Harvest Festival
Two related themes dominate all Harvest celebrations: thanksgiving and joy. It is a time when we sit down to remember the Lord. "Take care that you do not forget the Lord your God. He made water flow for you from flint rock and fed you in the wilderness with manna." In times of plenty we tend to forget; in times of famine, we accuse God of forgetting. The harvest is a symbolic celebration; here we resolve never to take our blessing for granted. Through a fertile, bountiful earth and generous God has blessed us abundantly. This morning we thank him for those blessings. The idea of a Harvest celebration was suggested at one of our parish meetings about eight years ago. As you know, Harvest is very important in other religious tradition, most particularly I suppose among our Anglican or Church of Ireland brethren. After Easter and Christmas, Harvest is their next most important celebration. It is not surprising that the Anglican should place such emphasis on the Harvest, because 'harvest' is a very fertile biblical image. Harvest is the season that merits most attention in the bible. Several times the Lord compares the Word of God to the seed sown. And he carries through the analogy: as the seed is to be watered and carefully cultivated if it is to yield a rich harvest, so too the Word of God. If sown in properly prepared soil and cultivated with great care, the Word of God will yield a great harvest of Good Deeds. But, he reminds us, this will not happen automatically. Labourers are required. "So ask the Lord of the Harvest to send labourers to his harvest" he urges us.
A lot of labour went into the preparations of our Harvest festival here in St. Augustines. As you see, the Church is suitably and beautifully decorated. It was great to see the meitheal of labourers -both men and women- working like beavers in the Church throughout yesterday afternoon. The lesson is the perennial harvest lesson: we reap what we sow. Preparation pays off. If we put nothing into our Sunday Liturgy, we shouldn't be surprised if we get nothing out of it, if it all goes stale on us.
Another important feature of today's festival is that the ideas and the translation of those ideas came from yourselves. It is not a question of the priest saying the Mass, or even the priest making suggestions or proposals to you and you putting those proposals into action. Today's celebration had a different genesis: you yourselves identified the need for this sort of celebration, you explored the possibilities open to you, your tossed ideas around among yourselves, you came together and you worked together to bring those ideas to liturgical expression. This surely is what community is about, what Church is about, what building up the body of Christ is about, what harvest is about in the biblical sense.
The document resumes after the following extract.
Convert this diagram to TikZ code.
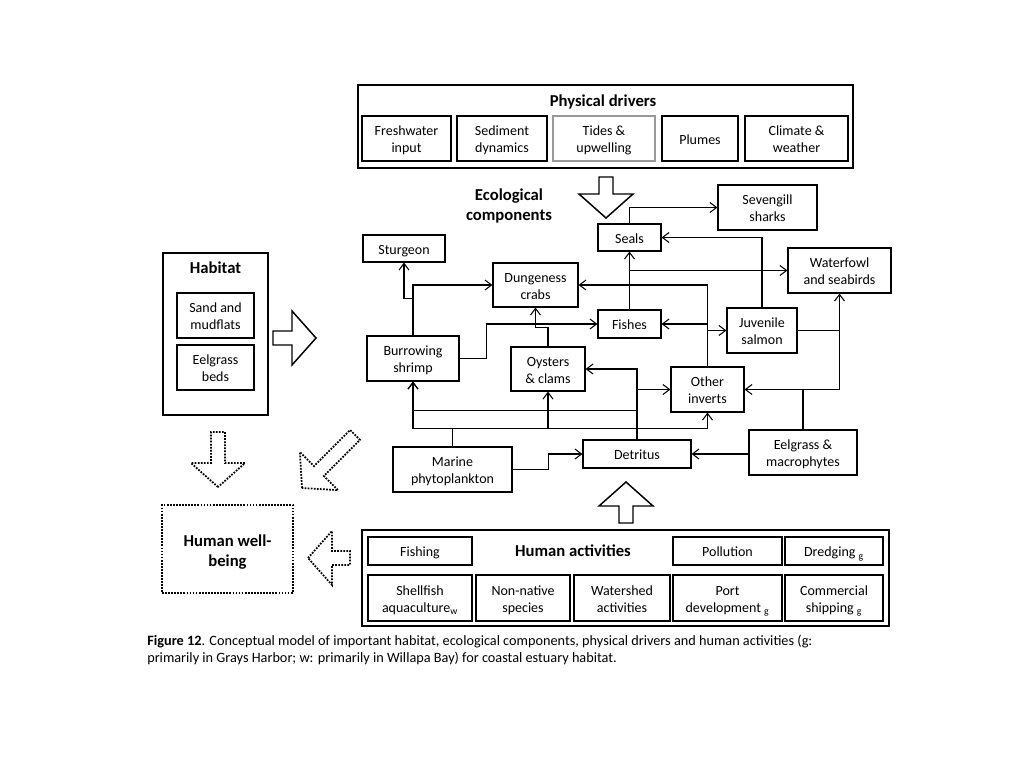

Most of us here are no further removed from the land -or in the case of the Claddagh crowd from the sea- than three generations. We are still, in our psyche and our spirits at least, a rural people. The word harvest still rings a bell in our brains. But I don't know how long that is going to last. It was interesting to see mother's explaining to their young children what instruments like that yoke over there is for. If we are celebrating our present harvest, I suppose we are also paying respects to a way of life that has largely passed away.
From a religious point of view, background is important. If we come from fishing or farming backgrounds, we have easy access to the bible and its imagery. Like the biblical people, our own people were either farmers, shepherds or fishermen. They lived by hook or by crook, by hook if they were reapers or fishermen, by crook if they were shepherds. The harvest was a time of fulfilment of the promise, of the renewal of hope, of security in food supply. If the harvest fails, there is no hope. In the Old Testament Jeremiah lamented: "The harvest is past, the summer is ended, and we are not saved." Successful harvest then was a time of feasting and rejoicing. The shout of victory is like the shout of joy at harvest time. Harvest is symbolic of everything that is productive and fruitful in life. Our ancestors were very conscious of the fact that they were blessed at Harvest time. It was a time for giving thanks and for rejoicing. We thank God for our most important harvest our lives, our own children. We thank him that he has blessed us and them with good health. We are co-creators with the Lord also in the manner in which we earn our daily bread. On this festival, we are mindful of all these blessings we too often take for granted. Today we celebrate bountiful God, we thank the Lord for the health and wealth he has given us.